The UK Government has been urged to ‘re-evaluate’ tax measures following a blistering statement from the International Monetary Fund (IMF).
Kwasi Kwarteng has stepped up efforts to defend his economic plans after the criticism came in late last night.
The IMF, an agency of the United Nations, announced it was ‘closely monitoring’ developments in the UK and was in touch with the authorities, urging the Chancellor to ‘re-evaluate the tax measures’.
It warned current plans, including the abolition of the 45p rate of income tax for people on more than £150,000, are likely to increase inequality.
Mr Kwarteng will today accelerate efforts to convince not just the nation, but now the world, that his mini-budget will succeed.
He is due to meet investment banks following days of turmoil which saw the pound buffeted and Government borrowing costs increase.
The crisis was triggered by Mr Kwarteng on Friday when he spooked markets by unveiling a package of tax cuts and increased borrowing in his mini-budget.
The IMF said in their statement: ‘We understand that the sizeable fiscal package announced aims at helping families and businesses deal with the energy shock and at boosting growth via tax cuts and supply measures.
‘However, given elevated inflation pressures in many countries, including the UK, we do not recommend large and untargeted fiscal packages at this juncture, as it is important that fiscal policy does not work at cross purposes to monetary policy.
‘Furthermore, the nature of the UK measures will likely increase inequality.’
It urged Mr Kwarteng to change course when he comes back to Parliament in November with a package intended to show how he will get the public finances back on track.
‘The November 23 budget will present an early opportunity for the UK Government to consider ways to provide support that is more targeted and reevaluate the tax measures, especially those that benefit high income earners,’ the IMF added.
In response to last night’s criticism a Treasury spokeswoman said: ‘We have acted at speed to protect households and businesses through this winter and the next, following the unprecedented energy price rise caused by (Vladimir) Putin’s illegal actions in Ukraine.’
The Government was ‘focused on growing the economy to raise living standards for everyone” and the Chancellor’s statement on November 23 ‘will set out further details on the Government’s fiscal rules, including ensuring that debt falls as a share of GDP (gross domestic product) in the medium term’.
The IMF comments comes as the Bank of England signalled it was ready to significantly ramp up interest rates to shore up the pound and guard against increased inflation.
The Chancellor has insisted he is ‘confident’ his strategy will deliver the promised economic growth.

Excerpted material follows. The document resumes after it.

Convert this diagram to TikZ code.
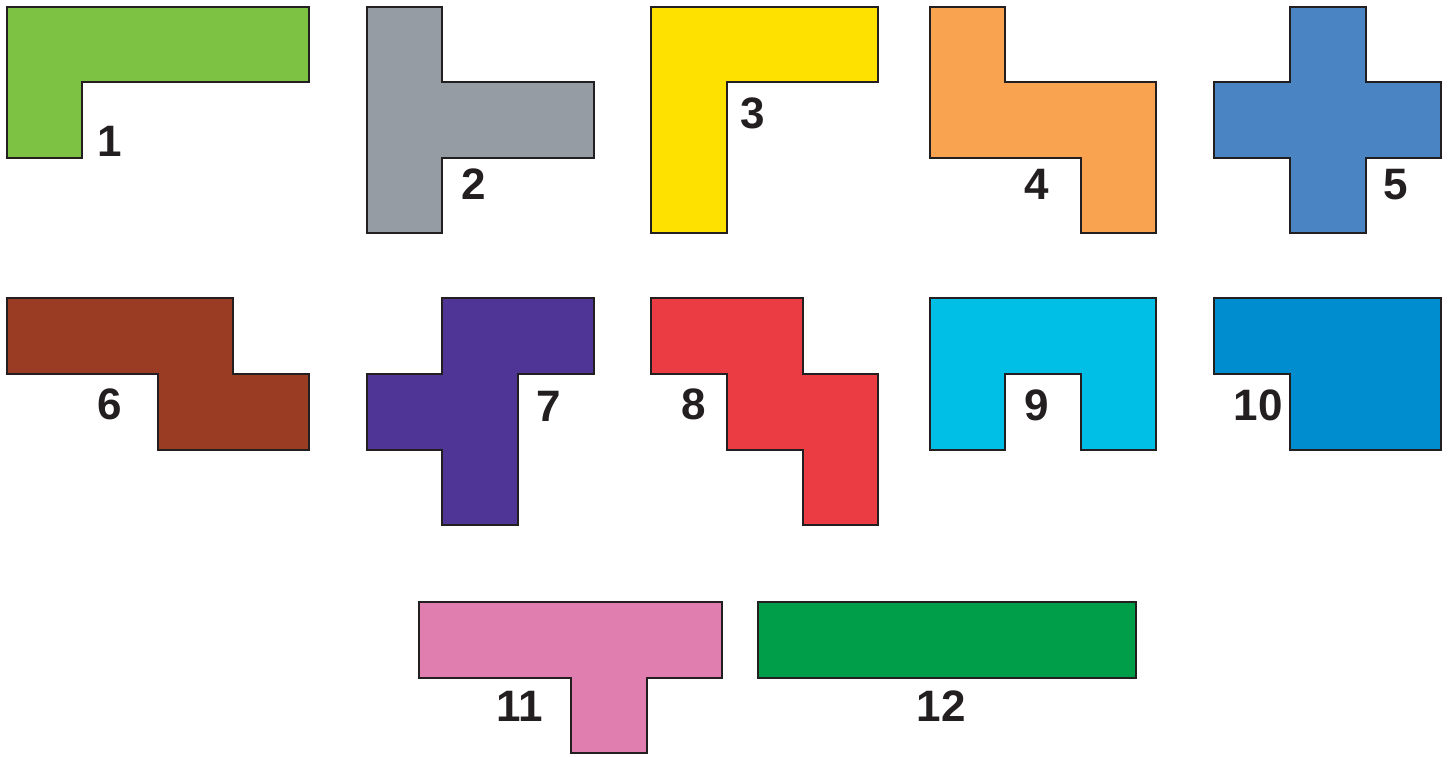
\documentclass[tikz,border=0pt]{standalone}
\usepackage{fontspec}
\setmainfont{Liberation Sans}
\definecolor{c1}{HTML}{7DC242}
\definecolor{c2}{HTML}{959CA3}
\definecolor{c3}{HTML}{FFE100}
\definecolor{c4}{HTML}{F9A350}
\definecolor{c5}{HTML}{4B84C3}
\definecolor{c6}{HTML}{9A3B23}
\definecolor{c7}{HTML}{4F3595}
\definecolor{c8}{HTML}{EC3C43}
\definecolor{c9}{HTML}{00BFE6}
\definecolor{c10}{HTML}{008DCF}
\definecolor{c11}{HTML}{E07EB0}
\definecolor{c12}{HTML}{009E49}
\definecolor{edge}{HTML}{231F20}
\tikzset{
  piece/.style={draw=edge, line width=2.6pt, line join=miter, fill=#1},
  lbl/.style={inner sep=0pt, font=\fontsize{44}{44}\selectfont\bfseries, text=edge}
}
\begin{document}
\begin{tikzpicture}[x=1pt,y=-1pt]
\useasboundingbox (0,0) rectangle (1448,756);
% 1
\path[piece=c1] (7,7) -- (309,7) -- (309,82) -- (82,82) -- (82,158) -- (7,158) -- cycle;
\node[lbl] (l1) at (110,141) {1};
% 2
\path[piece=c2] (367,7) -- (442,7) -- (442,82) -- (594,82) -- (594,158) -- (442,158) -- (442,233) -- (367,233) -- cycle;
\node[lbl] (l2) at (474,184) {2};
% 3
\path[piece=c3] (651,7) -- (878,7) -- (878,82) -- (727,82) -- (727,233) -- (651,233) -- cycle;
\node[lbl] (l3) at (753,113) {3};
% 4
\path[piece=c4] (930,7) -- (1005,7) -- (1005,82) -- (1156,82) -- (1156,233) -- (1081,233) -- (1081,158) -- (930,158) -- cycle;
\node[lbl] (l4) at (1037,184) {4};
% 5
\path[piece=c5] (1290,7) -- (1366,7) -- (1366,82) -- (1441,82) -- (1441,158) -- (1366,158) -- (1366,233) -- (1290,233) -- (1290,158) -- (1214,158) -- (1214,82) -- (1290,82) -- cycle;
\node[lbl] (l5) at (1396,185) {5};
% 6
\path[piece=c6] (7,298) -- (233,298) -- (233,374) -- (309,374) -- (309,450) -- (158,450) -- (158,374) -- (7,374) -- cycle;
\node[lbl] (l6) at (110,404) {6};
% 7
\path[piece=c7] (442,298) -- (594,298) -- (594,374) -- (518,374) -- (518,525) -- (442,525) -- (442,450) -- (367,450) -- (367,374) -- (442,374) -- cycle;
\node[lbl] (l7) at (549,406) {7};
% 8
\path[piece=c8] (651,298) -- (803,298) -- (803,374) -- (878,374) -- (878,525) -- (803,525) -- (803,450) -- (727,450) -- (727,374) -- (651,374) -- cycle;
\node[lbl] (l8) at (694,404) {8};
% 9
\path[piece=c9] (930,298) -- (1156,298) -- (1156,450) -- (1081,450) -- (1081,374) -- (1005,374) -- (1005,450) -- (930,450) -- cycle;
\node[lbl] (l9) at (1037,405) {9};
% 10
\path[piece=c10] (1214,298) -- (1441,298) -- (1441,450) -- (1290,450) -- (1290,374) -- (1214,374) -- cycle;
\node[lbl] (l10) at (1258,405) {10};
% 11
\path[piece=c11] (419,602) -- (722,602) -- (722,678) -- (647,678) -- (647,753) -- (571,753) -- (571,678) -- (419,678) -- cycle;
\node[lbl] (l11) at (520,706) {11};
% 12
\path[piece=c12] (758,602) -- (1136,602) -- (1136,678) -- (758,678) -- cycle;
\node[lbl] (l12) at (941,706) {12};
\end{tikzpicture}
\end{document}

But the Sterling nevertheless slumped to a record low against the dollar on Monday before recovering, and Mr Kwarteng has sought to convince City investors he has a ‘credible plan’ to start reducing the UK’s debt mountain.
Former US Treasury Secretary Larry Summers last night told Newsnight that Britain was facing a ‘very ominous’ combination of factors.
‘I can’t in all honesty remember a time when a set of policy announcements from a G7 country elicited so negative a response both from markets and from economic experts,’ he said.
‘When a country sees its interest rates rise by at some maturities, at some points of 4 percentage points in two days at the same time that its currency is falling in a major way, that is a sign that there has been a major loss of market credibility and market confidence.
‘That’s of course a kind of situation that demands the IMF’s attention, so it’s appropriate that the IMF is watching. I was frankly a little surprised not to hear from the IMF over the weekend.
‘The combination that Britain is facing is very ominous. I think that the kind of warning that Britain received from the IMF today is a kind of warning that comes much more frequently to emerging markets with new governments, than to a country like Britain.
‘The sense that something like this could be happening in a country like Britain may cause suspicions and doubts about what could happen in other countries. I have to say, and it is early days, things could change and economics is not an exact science, but I would certainly say that this has the look right now of a number of unforced errors.’